The Case For A Slowing Economy (& how to deal with it) PLUS The Case For Flexible Strategic Planning & Quarterly Performance Reviews
5 November 2023 Newsletter
“No, that is the great fallacy: the wisdom of old men. They do not grow wise. They grow careful.” — Ernest Hemingway
Hope you’re Thriving!
It’s been a full week with a pair of 2-day offsite meetings and a few other meetings. It’s now November, and around six weeks until the end of the work year here and the traditional break at Christmas.
I encourage you to make the most of the next six weeks!
The Case For A Slowing Economy
(and how to deal with it)
Often, I’m asked, “What are you hearing across your clients?” It’s anecdotal and a tiny sample, but for many who are in the general economy, we’re noticing a slowdown. As the RBA intended, the interest rates are slowing inflation, but the slowing economy results from actions taken last October. Such is the lagging impact of interest rates on the economy.
Consider the quote below published this week from this article:
“AMP chief economist Shane Oliver believes the RBA should hold off longer before considering another rate hike, saying leading indicators point to a resumption in easing price pressures and more rate rises “will further ratchet up the already high risk of recession next year.”
Things to consider include:
- Enough cash to weather the storms. Change your dividend, spending or cash-collecting policy to try and achieve your Core Capital Target
- Consider your policy toward bad debtors, especially if you’re B2B. Consider which clients might be troublesome
- If necessary, review your budget and how a slowdown might impact it. Recut the budget if necessary
- Consider how to shorten your Cash Conversion Cycle, which is the time from when you pay suppliers for something until the time you receive payment for that same thing
- Review the 7 levers to improve cash flow
Remember, the first job is to survive!
The Case For Flexible Strategic Planning
On several occasions this week, I was reminded about a cornerstone of our work. First and foremost, we should always ask what’s the most important thing for the business. What does the business need right now?
It’s easy to think that an agenda for a strategic planning workshop should always be the same: to follow the process no matter what.
Equally, it’s easy to think that the agenda should change often to remain entertaining for delegates.
But the job to be done in contemplation by the coach is to utilise experience, observations and data to bring the right agenda for the business at the right time.
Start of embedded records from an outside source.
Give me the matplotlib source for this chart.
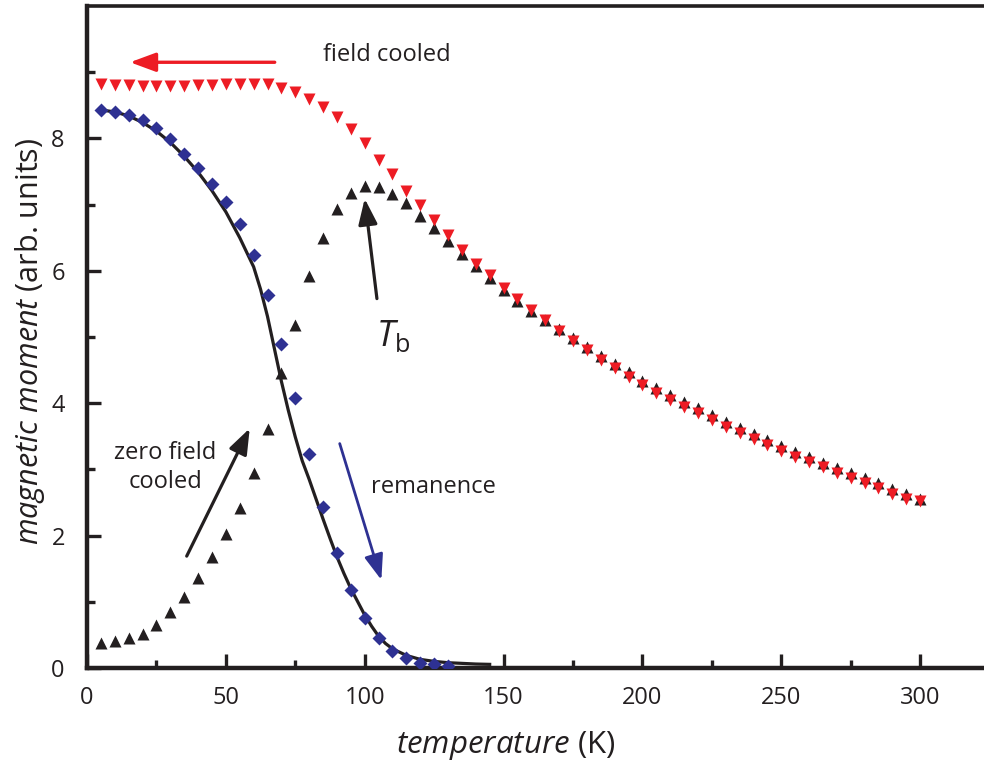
import matplotlib.pyplot as plt
from matplotlib.ticker import FixedLocator

plt.rcParams["font.family"] = ["Open Sans", "DejaVu Sans"]
plt.rcParams["mathtext.fontset"] = "custom"
plt.rcParams["mathtext.rm"] = "Open Sans"
plt.rcParams["mathtext.it"] = "Open Sans:italic"

INK = "#231f20"
RED = "#ed1c24"
BLUE = "#2e3192"

# field cooled (red) and zero field cooled (black), measured every 5 K
temp_fc = [5, 10, 15, 20, 25, 30, 35, 40, 45, 50, 55, 60, 65, 70, 75, 80, 85, 90, 95, 100,
           105, 110, 115, 120, 125, 130, 135, 140, 145, 150, 155, 160, 165, 170, 175, 180, 185, 190, 195, 200,
           205, 210, 215, 220, 225, 230, 235, 240, 245, 250, 255, 260, 265, 270, 275, 280, 285, 290, 295, 300]
moment_fc = [8.82, 8.81, 8.80, 8.79, 8.79, 8.79, 8.79, 8.80, 8.80, 8.82, 8.82, 8.82, 8.82, 8.76, 8.70, 8.59, 8.47, 8.32, 8.14, 7.93,
             7.68, 7.46, 7.21, 6.99, 6.77, 6.54, 6.32, 6.11, 5.94, 5.74, 5.57, 5.41, 5.25, 5.09, 4.94, 4.80, 4.66, 4.53, 4.40, 4.27,
             4.16, 4.05, 3.95, 3.85, 3.74, 3.64, 3.55, 3.46, 3.37, 3.28, 3.18, 3.11, 3.03, 2.94, 2.87, 2.79, 2.72, 2.63, 2.56, 2.52]
moment_zfc = [0.38, 0.41, 0.46, 0.52, 0.65, 0.84, 1.08, 1.36, 1.67, 2.02, 2.41, 2.94, 3.61, 4.45, 5.18, 5.92, 6.50, 6.93, 7.18, 7.28,
              7.26, 7.16, 7.02, 6.83, 6.64, 6.45, 6.26, 6.08, 5.89, 5.71, 5.54, 5.39, 5.25, 5.12, 4.98, 4.85, 4.72, 4.59, 4.47, 4.34,
              4.23, 4.12, 4.02, 3.92, 3.82, 3.72, 3.63, 3.53, 3.44, 3.36, 3.26, 3.18, 3.10, 3.02, 2.94, 2.87, 2.79, 2.71, 2.63, 2.55]

# remanence (blue diamonds)
temp_rem = [5, 10, 15, 20, 25, 30, 35, 40, 45, 50, 55, 60, 65, 70, 75, 80, 85, 90, 95, 100, 105, 110, 115, 120, 125, 130]
moment_rem = [8.43, 8.40, 8.35, 8.28, 8.15, 7.99, 7.76, 7.55, 7.31, 7.04, 6.70, 6.24, 5.63, 4.89, 4.08, 3.23, 2.43,
              1.74, 1.18, 0.75, 0.45, 0.26, 0.15, 0.08, 0.06, 0.03]

# solid black curve
temp_fit = [5, 10, 15, 20, 25, 30, 35, 40, 45, 50, 55, 60, 62.5, 65, 67.5, 70, 72.5, 75, 77.5, 80, 82.5, 85, 87.5,
            90, 92.5, 95, 97.5, 100, 102.5, 105, 107.5, 110, 115, 120, 125, 130, 135, 140, 145]
moment_fit = [8.43, 8.40, 8.34, 8.24, 8.11, 7.94, 7.73, 7.49, 7.21, 6.89, 6.50, 6.06, 5.72, 5.31, 4.82, 4.33, 3.89,
              3.49, 3.13, 2.85, 2.55, 2.25, 1.96, 1.68, 1.43, 1.20, 1.00, 0.80, 0.63, 0.48, 0.37, 0.29, 0.19, 0.13,
              0.10, 0.08, 0.07, 0.06, 0.055]

x_major = [0, 50, 100, 150, 200, 250, 300]
x_minor = [25, 75, 125, 175, 225, 275]
y_major = [0, 2, 4, 6, 8]
y_minor = [1, 3, 5, 7, 9]


def flecha(ax, inicio, fin, color, lw=2.3):
    ax.annotate("", xy=fin, xytext=inicio,
                arrowprops=dict(arrowstyle="-|>,head_length=0.65,head_width=0.24", color=color, lw=lw,
                                mutation_scale=24, shrinkA=0, shrinkB=0))


def main():
    fig = plt.figure(figsize=(9.84, 7.62), dpi=100)
    ax = fig.add_axes([87 / 984, 94 / 762, 897 / 984, 662 / 762])

    ax.plot(temp_fit, moment_fit, color=INK, lw=2.3, zorder=2)
    ax.plot(temp_rem, moment_rem, ls="none", marker="D", ms=7.3, color=BLUE, mec="none", zorder=3)
    ax.plot(temp_fc, moment_zfc, ls="none", marker="^", ms=8, color=INK, mec="none", zorder=4)
    ax.plot(temp_fc, moment_fc, ls="none", marker="v", ms=8, color=RED, mec="none", zorder=5)

    ax.set_xlim(0, 323)
    ax.set_ylim(0, 10)

    ax.xaxis.set_major_locator(FixedLocator(x_major))
    ax.xaxis.set_minor_locator(FixedLocator(x_minor))
    ax.yaxis.set_major_locator(FixedLocator(y_major))
    ax.yaxis.set_minor_locator(FixedLocator(y_minor))
    ax.tick_params(which="both", direction="in", color=INK, width=2.4, labelsize=17, labelcolor=INK,
                   top=False, right=False)
    ax.tick_params(which="major", length=10)
    ax.tick_params(which="minor", length=5.5)
    ax.tick_params(axis="x", pad=13)
    ax.tick_params(axis="y", pad=16)

    for lado in ("left", "bottom", "top"):
        ax.spines[lado].set_linewidth(3.2)
        ax.spines[lado].set_color(INK)
    ax.spines["top"].set_linewidth(2.6)
    ax.spines["right"].set_visible(False)

    ax.set_xlabel(r"$\mathit{temperature}$ (K)", fontsize=22.5, color=INK, va="center")
    ax.xaxis.set_label_coords(0.467, -0.117)
    ax.set_ylabel(r"$\mathit{magnetic\ moment}$ (arb. units)", fontsize=22, color=INK, va="center")
    ax.yaxis.set_label_coords(-0.063, 0.494)

    ax.text(107.9, 9.26, "field cooled", fontsize=17, color=INK, ha="center", va="center")
    ax.text(28.3, 3.03, "zero field\ncooled", fontsize=17, color=INK, ha="center", va="center", linespacing=1.3)
    ax.text(124.6, 2.73, "remanence", fontsize=17, color=INK, ha="center", va="center")
    ax.text(110.3, 5.0, r"$\mathit{T}_\mathrm{b}$", fontsize=26, color=INK, ha="center", va="center")

    flecha(ax, (67.6, 9.15), (15.5, 9.15), RED, lw=2.4)
    flecha(ax, (104.4, 5.58), (100.0, 7.09), INK)
    flecha(ax, (35.9, 1.69), (58.6, 3.62), INK)
    flecha(ax, (91.0, 3.39), (106.0, 1.33), BLUE, lw=2.0)

    fig.savefig("out.png", dpi=100)
    plt.close(fig)


if __name__ == "__main__":
    main()
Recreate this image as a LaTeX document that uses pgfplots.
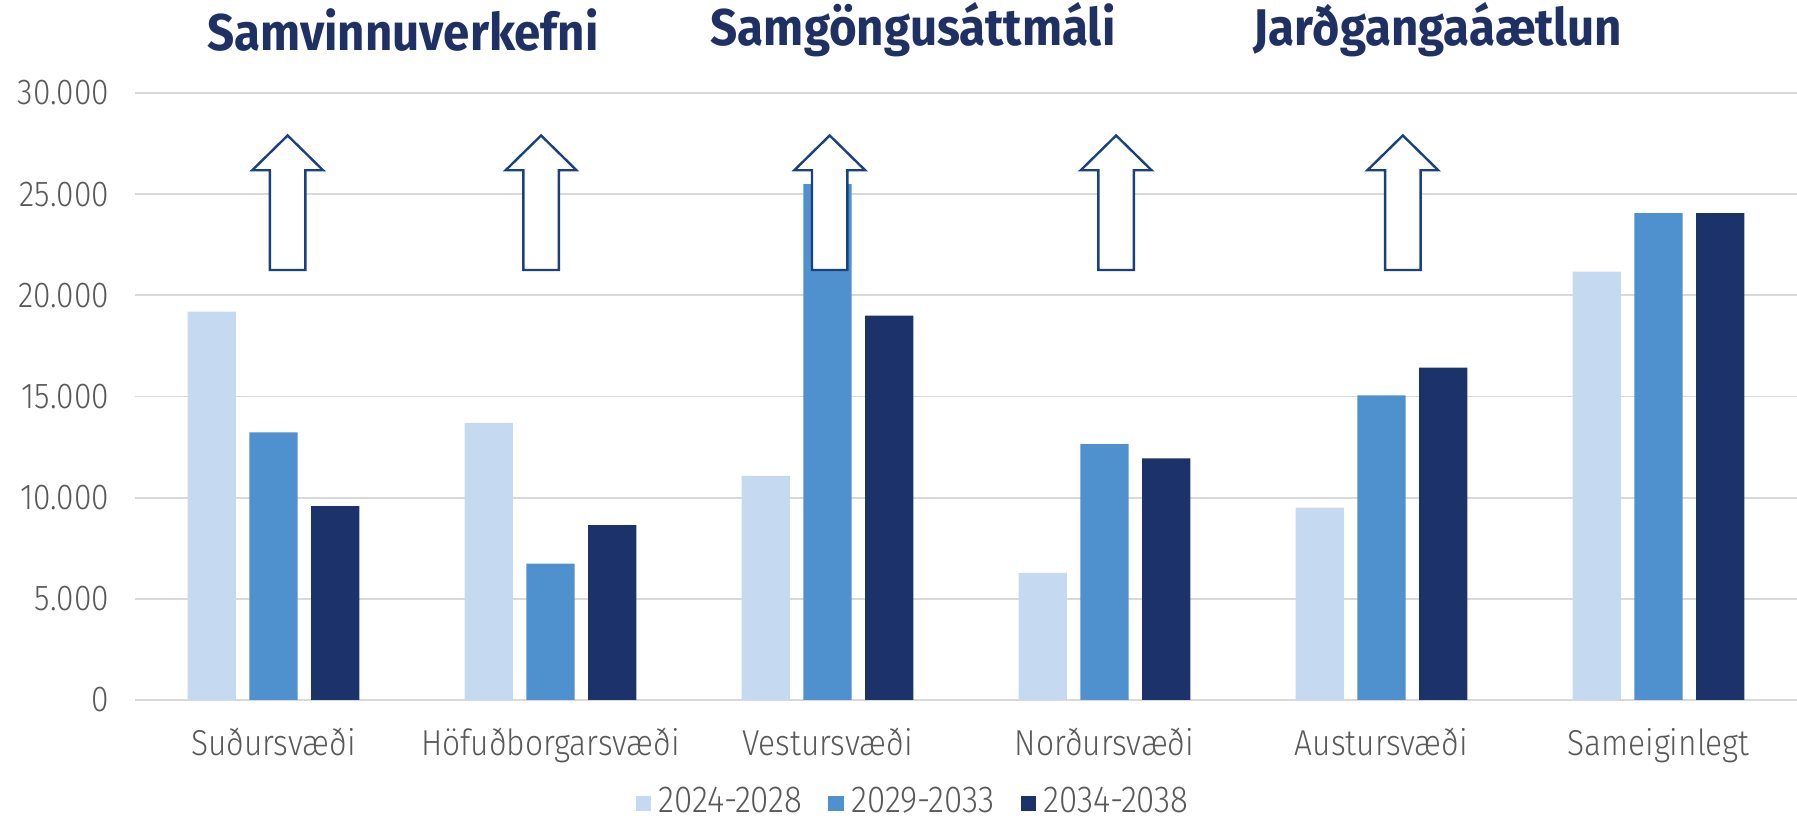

This means that sometimes the agenda needs to be adapted to solve cash issues as above, sometimes people issues, other times execution issues and sometimes strategy issues. The discipline of consistently reviewing all elements is essential, especially as teams gain a deeper understanding of each. But sometimes, the business needs flexibility, and the coach must do what the business needs right now.
On a few occasions in recent weeks, I’ve had to adapt to suit what each business needs right now. Each for their own reasons, but necessarily focussing on what matters.
The Case For Quarterly Performance Reviews
One of the most disliked meetings from both managers and direct reports is the annual performance review.
HR would instruct the pair that a meeting needed to be held whereby the manager would say things they otherwise wouldn’t about the employee’s performance, and the employee would sit through, probably disagreeing, with both likely begrudging HR.
Equally, in mid-sized businesses owners would be reluctant to hold performance reviews, anticipating that employees would use it as a platform to ask for pay raises or, worse, resign if challenged about areas of improvement.
But it doesn’t need to be this way.
The performance review process should be a separate and different from the salary review process. Employees should know each and why they are different.
The performance review should review the role scorecard and both the manager and employee should rate each element of the role scorecard, then review it together.
The salary review should review the salary relevant to the market. The more reliable data, the better.
If the company plans quarterly and sets priorities quarterly, and some people are also setting individual priorities quarterly, why then should performance reviews not be held quarterly?
If the leader approaches this with the mindset of a coach rather than an authoritarian, the performance review becomes much easier. For the job of the coach is to help the employee become better.
This means helping them to see their blind spots.
Helping them to re-align with what the role demands through the role scorecard. For the role scorecard identifies what the business needs from that employee right now.